Many of the region's vineyards are planted on the slopes of the Odenwald foothills. Some of these areas are very steep, which makes cultivation difficult. You'll find a wide variety of soils in the Hessische Bergstrasse, including granite, loess, loam and porphyry-quartz.
The Hessische Bergstrasse's sunny climate is excellent for wine grapes. Rainfall here averages about 28 inches per year. This combination of warm temperatures, adequate precipitation, and shelter from harsh weather provides a perfect environment for growing grapes.
The Hessische Bergstrasse's long growing season means that riesling grapes are easy to cultivate here, and just over half of the region's vineyards are planted with this variety. Müller-Thurgau is the second most popular white wine grape variety. You'll find seven to nine percent of Hessische Bergstrasse vineyards planted in Müller-Thurgau in any given year, depending on wine growers' preferences.

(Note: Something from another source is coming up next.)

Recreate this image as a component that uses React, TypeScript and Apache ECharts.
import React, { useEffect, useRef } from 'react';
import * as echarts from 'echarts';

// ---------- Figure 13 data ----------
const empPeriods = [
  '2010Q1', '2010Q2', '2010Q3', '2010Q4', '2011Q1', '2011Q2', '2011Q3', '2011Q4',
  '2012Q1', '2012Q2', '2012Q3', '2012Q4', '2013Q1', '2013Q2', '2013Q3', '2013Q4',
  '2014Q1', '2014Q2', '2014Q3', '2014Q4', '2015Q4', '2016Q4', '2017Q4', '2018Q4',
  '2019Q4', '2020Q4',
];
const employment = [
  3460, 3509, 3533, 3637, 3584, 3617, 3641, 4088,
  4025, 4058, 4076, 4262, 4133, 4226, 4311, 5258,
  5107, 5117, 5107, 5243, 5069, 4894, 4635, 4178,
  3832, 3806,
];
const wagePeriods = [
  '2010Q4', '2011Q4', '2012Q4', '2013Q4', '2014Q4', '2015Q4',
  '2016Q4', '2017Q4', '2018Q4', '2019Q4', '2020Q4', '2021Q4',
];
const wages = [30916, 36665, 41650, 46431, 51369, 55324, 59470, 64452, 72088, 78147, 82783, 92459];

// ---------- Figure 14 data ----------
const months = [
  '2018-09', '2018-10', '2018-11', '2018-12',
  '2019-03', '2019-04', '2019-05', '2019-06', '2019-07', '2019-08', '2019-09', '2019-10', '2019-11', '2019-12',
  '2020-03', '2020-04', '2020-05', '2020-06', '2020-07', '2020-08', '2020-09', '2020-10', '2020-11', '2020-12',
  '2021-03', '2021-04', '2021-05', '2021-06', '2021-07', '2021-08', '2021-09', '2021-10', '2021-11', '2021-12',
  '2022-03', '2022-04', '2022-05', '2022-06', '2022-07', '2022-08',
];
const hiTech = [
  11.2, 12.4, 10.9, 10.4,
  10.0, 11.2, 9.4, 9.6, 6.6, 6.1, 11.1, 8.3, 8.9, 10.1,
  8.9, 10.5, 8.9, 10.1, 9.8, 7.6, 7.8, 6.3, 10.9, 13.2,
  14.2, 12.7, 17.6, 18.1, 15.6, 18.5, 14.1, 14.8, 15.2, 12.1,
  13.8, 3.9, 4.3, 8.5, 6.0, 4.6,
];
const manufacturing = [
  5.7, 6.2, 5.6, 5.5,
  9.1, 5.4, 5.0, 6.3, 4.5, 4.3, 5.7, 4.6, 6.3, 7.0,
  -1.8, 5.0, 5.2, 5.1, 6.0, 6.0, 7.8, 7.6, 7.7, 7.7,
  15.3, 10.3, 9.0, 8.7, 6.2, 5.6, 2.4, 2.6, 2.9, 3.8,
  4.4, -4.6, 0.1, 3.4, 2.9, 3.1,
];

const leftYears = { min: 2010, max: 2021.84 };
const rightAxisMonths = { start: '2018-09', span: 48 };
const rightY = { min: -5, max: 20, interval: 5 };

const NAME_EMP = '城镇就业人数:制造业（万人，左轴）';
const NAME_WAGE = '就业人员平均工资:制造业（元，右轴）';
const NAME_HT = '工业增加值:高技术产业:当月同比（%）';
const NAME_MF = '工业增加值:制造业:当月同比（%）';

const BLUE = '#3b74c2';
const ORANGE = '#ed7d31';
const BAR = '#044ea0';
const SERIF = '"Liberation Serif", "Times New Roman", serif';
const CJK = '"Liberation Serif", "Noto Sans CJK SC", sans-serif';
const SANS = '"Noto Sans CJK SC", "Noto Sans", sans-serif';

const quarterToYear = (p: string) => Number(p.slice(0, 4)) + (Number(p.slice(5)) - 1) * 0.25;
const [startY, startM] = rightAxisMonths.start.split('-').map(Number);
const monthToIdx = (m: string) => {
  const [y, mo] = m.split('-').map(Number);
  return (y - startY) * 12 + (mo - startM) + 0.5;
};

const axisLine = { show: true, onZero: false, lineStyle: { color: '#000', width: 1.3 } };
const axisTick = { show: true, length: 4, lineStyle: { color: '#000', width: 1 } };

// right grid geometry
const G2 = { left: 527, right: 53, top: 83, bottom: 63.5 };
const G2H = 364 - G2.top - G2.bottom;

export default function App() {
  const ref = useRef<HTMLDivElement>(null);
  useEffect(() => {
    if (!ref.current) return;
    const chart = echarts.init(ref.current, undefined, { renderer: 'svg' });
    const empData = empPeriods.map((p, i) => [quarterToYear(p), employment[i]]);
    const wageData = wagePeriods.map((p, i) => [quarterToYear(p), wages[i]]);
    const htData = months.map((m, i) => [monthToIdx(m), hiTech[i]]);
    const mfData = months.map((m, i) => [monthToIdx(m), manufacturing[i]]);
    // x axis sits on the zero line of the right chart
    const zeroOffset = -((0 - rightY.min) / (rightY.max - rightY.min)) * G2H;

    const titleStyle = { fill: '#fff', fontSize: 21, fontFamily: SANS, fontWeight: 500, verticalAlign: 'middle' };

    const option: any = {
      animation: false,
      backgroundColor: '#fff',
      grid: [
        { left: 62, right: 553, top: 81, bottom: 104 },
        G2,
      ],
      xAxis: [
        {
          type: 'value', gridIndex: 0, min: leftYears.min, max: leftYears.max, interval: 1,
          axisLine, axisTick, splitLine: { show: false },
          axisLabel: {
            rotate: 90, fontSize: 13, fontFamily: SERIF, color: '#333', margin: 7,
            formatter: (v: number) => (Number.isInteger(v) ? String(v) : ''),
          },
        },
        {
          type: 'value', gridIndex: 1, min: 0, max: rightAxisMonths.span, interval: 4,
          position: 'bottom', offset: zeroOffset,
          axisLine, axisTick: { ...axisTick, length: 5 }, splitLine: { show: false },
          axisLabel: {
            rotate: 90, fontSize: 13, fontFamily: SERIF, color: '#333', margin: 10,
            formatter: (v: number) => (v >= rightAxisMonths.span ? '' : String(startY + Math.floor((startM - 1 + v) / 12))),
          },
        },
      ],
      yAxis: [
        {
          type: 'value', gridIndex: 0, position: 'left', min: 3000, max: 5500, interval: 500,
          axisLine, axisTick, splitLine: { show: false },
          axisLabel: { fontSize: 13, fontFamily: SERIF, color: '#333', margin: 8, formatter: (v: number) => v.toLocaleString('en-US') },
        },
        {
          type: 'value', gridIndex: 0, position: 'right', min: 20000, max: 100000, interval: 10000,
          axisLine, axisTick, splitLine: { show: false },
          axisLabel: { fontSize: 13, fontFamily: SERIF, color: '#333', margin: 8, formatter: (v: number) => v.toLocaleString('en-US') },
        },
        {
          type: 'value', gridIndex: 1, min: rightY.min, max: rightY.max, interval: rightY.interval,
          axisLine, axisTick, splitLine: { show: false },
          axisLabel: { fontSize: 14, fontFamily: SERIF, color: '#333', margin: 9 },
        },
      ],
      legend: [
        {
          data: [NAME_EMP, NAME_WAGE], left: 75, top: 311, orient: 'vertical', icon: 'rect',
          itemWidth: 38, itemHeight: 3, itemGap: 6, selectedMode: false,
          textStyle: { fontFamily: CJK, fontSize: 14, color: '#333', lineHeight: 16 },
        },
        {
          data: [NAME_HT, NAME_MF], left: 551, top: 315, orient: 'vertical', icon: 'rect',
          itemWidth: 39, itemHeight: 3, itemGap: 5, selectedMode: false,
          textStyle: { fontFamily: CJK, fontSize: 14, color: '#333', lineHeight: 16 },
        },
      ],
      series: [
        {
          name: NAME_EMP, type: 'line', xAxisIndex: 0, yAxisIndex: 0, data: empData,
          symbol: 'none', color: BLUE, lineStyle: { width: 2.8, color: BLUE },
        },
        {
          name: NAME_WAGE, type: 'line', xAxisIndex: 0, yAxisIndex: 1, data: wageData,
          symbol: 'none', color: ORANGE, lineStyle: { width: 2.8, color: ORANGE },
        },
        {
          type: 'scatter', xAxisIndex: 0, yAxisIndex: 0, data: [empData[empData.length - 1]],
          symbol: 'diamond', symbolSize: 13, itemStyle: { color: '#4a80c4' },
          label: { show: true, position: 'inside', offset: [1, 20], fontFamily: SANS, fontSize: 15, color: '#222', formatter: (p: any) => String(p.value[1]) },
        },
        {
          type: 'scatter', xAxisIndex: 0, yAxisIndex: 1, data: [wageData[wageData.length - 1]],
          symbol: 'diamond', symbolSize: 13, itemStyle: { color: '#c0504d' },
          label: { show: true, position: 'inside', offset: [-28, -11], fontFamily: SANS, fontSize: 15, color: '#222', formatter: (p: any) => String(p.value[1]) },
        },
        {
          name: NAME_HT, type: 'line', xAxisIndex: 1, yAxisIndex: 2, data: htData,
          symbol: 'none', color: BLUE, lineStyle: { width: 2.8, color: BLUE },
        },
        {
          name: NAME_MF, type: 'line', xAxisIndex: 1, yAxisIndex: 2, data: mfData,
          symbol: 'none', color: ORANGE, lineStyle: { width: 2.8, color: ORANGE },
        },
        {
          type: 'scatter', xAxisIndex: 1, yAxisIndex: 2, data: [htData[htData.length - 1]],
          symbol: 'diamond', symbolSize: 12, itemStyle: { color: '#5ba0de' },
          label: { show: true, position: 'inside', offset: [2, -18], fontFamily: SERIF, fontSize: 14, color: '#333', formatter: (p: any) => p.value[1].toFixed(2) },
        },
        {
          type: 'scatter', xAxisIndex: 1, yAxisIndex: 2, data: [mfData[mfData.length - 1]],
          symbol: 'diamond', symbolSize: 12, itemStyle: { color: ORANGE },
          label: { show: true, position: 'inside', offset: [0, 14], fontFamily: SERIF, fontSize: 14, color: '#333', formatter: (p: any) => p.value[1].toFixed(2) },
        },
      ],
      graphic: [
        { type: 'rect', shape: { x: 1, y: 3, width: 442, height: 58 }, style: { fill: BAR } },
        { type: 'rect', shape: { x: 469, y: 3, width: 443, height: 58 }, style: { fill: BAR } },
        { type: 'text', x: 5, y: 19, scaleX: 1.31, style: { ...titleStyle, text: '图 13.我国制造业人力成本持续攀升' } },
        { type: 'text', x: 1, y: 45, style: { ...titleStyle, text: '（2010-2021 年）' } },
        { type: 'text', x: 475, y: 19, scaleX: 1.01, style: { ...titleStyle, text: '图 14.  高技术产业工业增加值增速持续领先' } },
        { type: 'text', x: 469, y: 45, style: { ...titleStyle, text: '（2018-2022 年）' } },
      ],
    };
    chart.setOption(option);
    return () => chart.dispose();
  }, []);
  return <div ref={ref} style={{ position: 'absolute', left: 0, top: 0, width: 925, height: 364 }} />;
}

When it comes to red wine grapes, spätburgunder leads the way, but white wines definitely hold pride of place. Some growers plant dornfelder and other red wine grapes along with the traditional white varieties, and it appears that red wines are becoming more popular here.
Visiting the Hessische Bergstrasse
The Hessische Bergstrasse may be small – the vineyards cover only about 1,100 acres, all told – but it's so close to the cities of Mannheim, Darmstadt and Heidelberg that the only way you'll have a chance to try the region's wines is to go there. The Hessische Bergstrasse is such a popular destination that nearly all of the wines produced there are consumed locally, by day-trippers and weekend visitors as well as residents.

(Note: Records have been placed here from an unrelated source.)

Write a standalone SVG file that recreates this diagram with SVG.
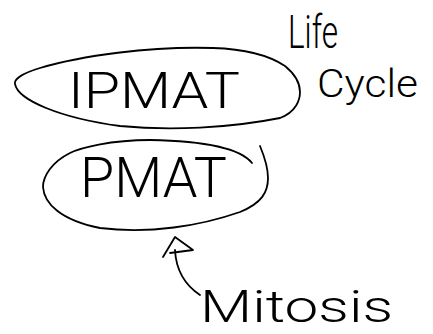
<svg xmlns="http://www.w3.org/2000/svg" width="433" height="334" viewBox="0 0 433 334">
  <style>
    .ink { fill: none; stroke: #000; stroke-width: 1.8; stroke-linecap: round; stroke-linejoin: round; }
    .hand { font-family: Roboto, "Liberation Sans", sans-serif; font-weight: 300; fill: #000; }
  </style>
  <rect width="433" height="334" fill="#fff"/>
  <g id="node-ipmat">
    <path class="ink" d="M 213,48 C 150,46 80,56 40,68 C 20,74 14,80 15,84 C 18,100 60,118 120,126 C 170,131 230,128 280,118 C 296,112 300,100 300,92 C 300,84 296,75 285,66 C 270,56 245,49 213,48"/>
    <text class="hand" x="68" y="108" font-size="50" textLength="172" lengthAdjust="spacingAndGlyphs">IPMAT</text>
  </g>
  <g id="node-pmat">
    <path class="ink" d="M 252,163 C 240,148 205,141 150,140 C 110,140 80,148 70,153 C 52,162 43,176 43,187 C 44,203 60,220 100,228 C 150,234 200,226 240,212 C 262,203 268,192 268,178 C 268,168 265,158 260,146"/>
    <text class="hand" x="80" y="197" font-size="56" textLength="147" lengthAdjust="spacingAndGlyphs">PMAT</text>
  </g>
  <g id="label-lifecycle">
    <text class="hand" x="288" y="48" font-size="46" textLength="50" lengthAdjust="spacingAndGlyphs">Life</text>
    <text class="hand" x="317" y="97" font-size="38" textLength="101" lengthAdjust="spacingAndGlyphs">Cycle</text>
  </g>
  <g id="label-mitosis">
    <text class="hand" x="200" y="322" font-size="44" textLength="193" lengthAdjust="spacingAndGlyphs">Mitosis</text>
  </g>
  <g id="connectors">
    <path class="ink" d="M 200,295 C 185,285 176,270 175,250"/>
    <path class="ink" d="M 163,257 L 175,237 L 193,250 L 170,253"/>
  </g>
</svg>
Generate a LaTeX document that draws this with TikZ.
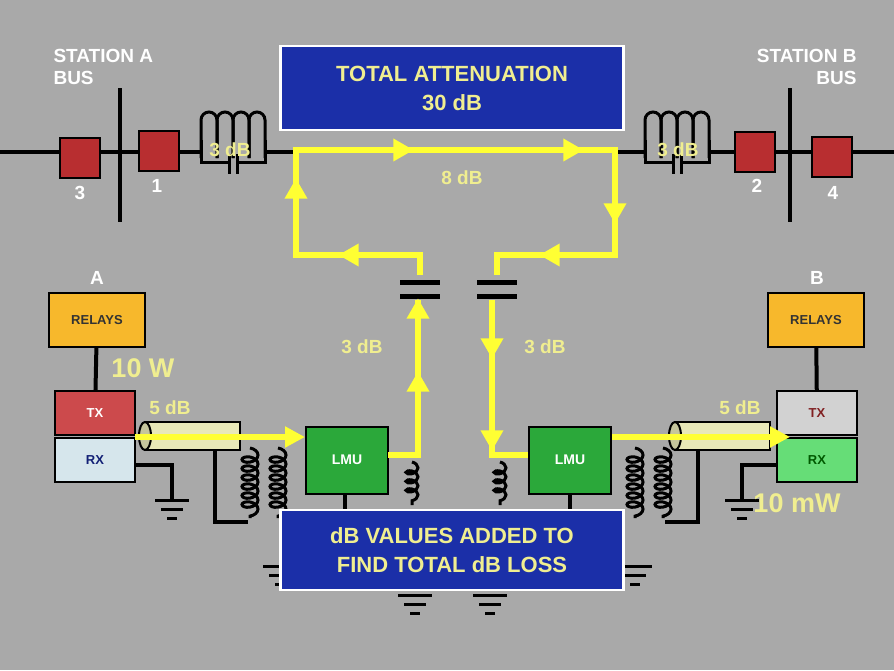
\documentclass[tikz,border=0pt]{standalone}
\usepackage{fontspec}
\setmainfont{Liberation Sans}
\usetikzlibrary{arrows.meta,decorations.pathmorphing,shapes.geometric}
\definecolor{bg}{HTML}{A9A9A9}
\definecolor{bluebox}{HTML}{1B2FA8}
\definecolor{ylw}{HTML}{FFFF33}
\definecolor{lbl}{HTML}{F0EE90}
\definecolor{redbox}{HTML}{B82E30}
\definecolor{relay}{HTML}{F7B82C}
\definecolor{lmu}{HTML}{2BA83A}
\definecolor{txa}{HTML}{CC4A4C}
\definecolor{rxa}{HTML}{D6E6EC}
\definecolor{txb}{HTML}{D2D2D2}
\definecolor{rxb}{HTML}{66DD77}
\definecolor{coax}{HTML}{E8E8B8}
\tikzset{
  blk/.style={line width=4pt,black},
  ypath/.style={line width=6pt,ylw},
  ytri/.style={isosceles triangle,isosceles triangle apex angle=60,fill=ylw,inner sep=0pt,minimum height=20pt,minimum width=20pt},
  bigbox/.style={draw=white,line width=2.5pt,fill=bluebox,text=lbl,font=\bfseries\fontsize{22}{29}\selectfont,align=center,minimum width=343pt},
  rbox/.style={draw=black,line width=1.5pt,fill=redbox,minimum width=40pt,minimum height=40pt},
  relaybox/.style={draw=black,line width=2pt,fill=relay,minimum width=96pt,minimum height=54pt,font=\bfseries\fontsize{13}{13}\selectfont,text=black!80},
  trx/.style={draw=black,line width=2pt,minimum width=80pt,minimum height=44pt,font=\bfseries\fontsize{13}{13}\selectfont},
  lmubox/.style={draw=black,line width=2pt,fill=lmu,minimum width=82pt,minimum height=67pt,text=white,font=\bfseries\fontsize{14}{14}\selectfont},
  wlab/.style={text=white,font=\bfseries\fontsize{19}{22}\selectfont},
  ylab/.style={text=lbl,font=\bfseries\fontsize{19}{22}\selectfont},
  coil/.style={line width=3pt,black,decorate,decoration={coil,aspect=0.6,amplitude=#1,segment length=9pt}},
}
\newcommand{\gnd}[2]{\draw[line width=3pt] (#1-17,#2)--(#1+17,#2) (#1-11,#2+9)--(#1+11,#2+9) (#1-5,#2+18)--(#1+5,#2+18);}
\newcommand{\yah}[3]{\node[ytri,rotate=#3] at (#1,#2) {};}
\begin{document}
\begin{tikzpicture}[x=1pt,y=-1pt]
\fill[bg] (0,0) rectangle (894,670);
\useasboundingbox (0,0) rectangle (894,670);
% main line
\draw[blk] (0,152)--(200,152);
\draw[blk] (266,152)--(295,152);
\draw[blk] (612,152)--(644,152);
\draw[blk] (710,152)--(894,152);
\draw[blk] (120,88)--(120,222);
\draw[blk] (790,88)--(790,222);
\node[rbox] (b3) at (80,158) {};
\node[rbox] (b1) at (159,151) {};
\node[rbox] (b2) at (755,152) {};
\node[rbox] (b4) at (832,157) {};
\node[wlab] at (80,193) {3};
\node[wlab] at (157,186) {1};
\node[wlab] at (757,186) {2};
\node[wlab] at (833,193) {4};
\node[wlab,align=left,anchor=north west] at (50,46) {STATION A\\BUS};
\node[wlab,align=right,anchor=north east] at (860,46) {STATION B\\BUS};
% line traps
\foreach \cx in {233,677}{
  \foreach \i in {0,1,2,3}{
    \draw[line width=3pt] (\cx-24+16*\i-8,158)--(\cx-24+16*\i-8,120) arc(180:360:8)--(\cx-24+16*\i+8,158);
  }
  \draw[line width=3pt] (\cx-32,140)--(\cx-32,162)--(\cx-4,162) (\cx+4,162)--(\cx+32,162)--(\cx+32,140);
  \draw[line width=3pt] (\cx-4,154)--(\cx-4,174) (\cx+4,154)--(\cx+4,174);
}
\node[ylab] at (230,150) {3 dB};
\node[ylab] at (678,150) {3 dB};
% title
\node[bigbox,minimum height=84pt] (title) at (452,88) {TOTAL ATTENUATION\\30 dB};
% yellow loop
\draw[ypath,line join=miter] (420,275)--(420,255)--(296,255)--(296,150)--(615,150)--(615,255)--(497,255)--(497,275);
\yah{400}{150}{0}
\yah{570}{150}{0}
\yah{615}{210}{-90}
\yah{553}{255}{180}
\yah{352}{255}{180}
\yah{296}{192}{90}
\node[ylab] at (462,178) {8 dB};
% couplers
\foreach \cx in {420,497}{
  \draw[line width=5pt] (\cx-20,282)--(\cx+20,282) (\cx-20,296)--(\cx+20,296);
}
% LMUs
\node[lmubox] (lmuA) at (347,460) {LMU};
\node[lmubox] (lmuB) at (570,460) {LMU};
\draw[ypath] (388,455)--(418,455)--(418,300);
\draw[ypath] (492,300)--(492,455)--(528,455);
\yah{418}{312}{90}
\yah{418}{385}{90}
\yah{492}{345}{-90}
\yah{492}{437}{-90}
\node[ylab] at (362,347) {3 dB};
\node[ylab] at (545,347) {3 dB};
% drain coils
\draw[coil=6pt] (412,462)--(412,505);
\draw[coil=6pt] (500,462)--(500,505);
% relays and tx/rx
\node[wlab] at (97,278) {A};
\node[wlab] at (817,278) {B};
\node[relaybox] (relA) at (97,320) {RELAYS};
\node[relaybox] (relB) at (816,320) {RELAYS};
\node[trx,fill=txa,text=white] (txA) at (95,413) {TX};
\node[trx,fill=rxa,text=bluebox!70!black] (rxA) at (95,460) {RX};
\node[trx,fill=txb,text=redbox!70!black] (txB) at (817,413) {TX};
\node[trx,fill=rxb,text=green!35!black] (rxB) at (817,460) {RX};
\draw[blk] (relA)--(txA);
\draw[blk] (relB)--(txB);
% grounds and transformers left
\draw[line width=4pt] (rxA.east|-0,465)--(172,465)--(172,500);
\gnd{172}{500}
\draw[line width=4pt] (215,445)--(215,522)--(248,522);
\draw[coil=8pt] (250,448)--(250,518);
\draw[coil=8pt] (278,448)--(278,518);
\draw[line width=4pt] (345,493)--(345,512);
% right
\draw[line width=4pt] (rxB.west|-0,465)--(742,465)--(742,500);
\gnd{742}{500}
\draw[line width=4pt] (698,445)--(698,522)--(665,522);
\draw[coil=8pt] (663,448)--(663,518);
\draw[coil=8pt] (635,448)--(635,518);
\draw[line width=4pt] (570,493)--(570,512);
% coax cylinders
\foreach \x in {145,675}{
  \draw[line width=2pt,fill=coax] (\x,422) rectangle (\x+95,450);
  \draw[line width=2pt,fill=coax!85!black] (\x,436) ellipse (6 and 14);
}
\draw[ypath,-{Triangle[width=20pt,length=20pt]}] (135,437)--(305,437);
\draw[ypath,-{Triangle[width=20pt,length=20pt]}] (612,437)--(790,437);
\node[ylab] at (170,408) {5 dB};
\node[ylab] at (740,408) {5 dB};
\node[ylab,font=\bfseries\fontsize{27}{30}\selectfont] at (143,368) {10 W};
\node[ylab,font=\bfseries\fontsize{27}{30}\selectfont] at (797,503) {10 mW};
% bottom grounds
\gnd{280}{566}
\gnd{635}{566}
\gnd{415}{595}
\gnd{490}{595}
% bottom box
\node[bigbox,minimum height=80pt] (note) at (452,550) {dB VALUES ADDED TO\\FIND TOTAL dB LOSS};
\end{tikzpicture}
\end{document}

It's easy to tour the Hessische Bergstrasse. You can drive through the heart of the region on the B3 road, or, if you prefer, you can hike the Bergsträsser Weinlagenweg. This trail passes through vineyards from Alsbach south to Heppenheim. Once a year, on the May 1 holiday, there is an organized wine hike on the trail, with wine-tasting booths along the way.
The region's wineries are well-accustomed to visitors. You may wish to begin your visit with a stop at the state wine domaine, Hessische Staatsweingüter Domaine Bergstrasse, which is part of Staatsweingüter Kloster Eberbach. This winery is well-known for its quality wines. You can visit the wine-tasting room in Bensheim or stop by the wine pavilion in Heppenheim (food available, or bring a picnic), which is open on weekends and holidays May through October. (Web site in German only.)
The city of Bensheim also has its own winery, Weingut der Stadt Bensheim, which is open for visits on weekdays and Saturdays. If you're looking for a wine-related dining experience, stop by the winery's Kirchberghäuschen, which sits right in the vineyard outside of Bensheim, for a simple meal. To get there, park on the outskirts of Bensheim on the side near the vineyards and walk to the restaurant.
Kirchberghäuschen is open daily except Mondays, except in November and December, when the restaurant is only open on weekend afternoons. (Web sites in German only.) Weingut Simon-Bürkle in Zwingenberg was founded by two friends who met while studying viticulture in Weinsberg. Today the winery is run by Simon's widow, Dagmar, and Wilfried Bürkle, the surviving founder. Their wines continue to win critical acclaim. You can try Simon-Bürkle wines at the winery's tasting room in Zwingenberg or dine at the Bunter Löwe restaurant, run by the Bürkle family, which is located in a 16th-century building in historic Zwingenberg. (Restaurant Web site in German only.)
Don't forget about the Odenwälder Weininsel area when you visit the Hessische Bergstraße. Several wineries, including Weingut Brücke-Ohl and Weingut Krupka, operate restaurants and wine bistros in Groß-Umstadt, while others open straußwirtschaften ("ostrich businesses," or temporary wine stands) during summer and fall months.
Beyond the Vineyards
Of course, there's plenty to see in this part of Germany besides wineries and vineyards. The medieval abbey and Königshalle ("King's Hall") in Lorsch together constitute a UNESCO World Heritage Site. Ladenburg, home of automobile inventor Karl Benz, has two museums dedicated to the famous inventor – the Automuseum Dr. Carl Benz and the Carl Benz House. If castles are more your style, head to Bensheim-Auerbach and make a reservation for Auerbach Castle's knights banquet or jousting tournament.
If your travels take you to northern Baden-Württemberg or southern Hesse, why not plan a day trip or overnight visit to the Hessische Bergstrasse? It could be your best opportunity to sample wines from "Germany's Tuscany."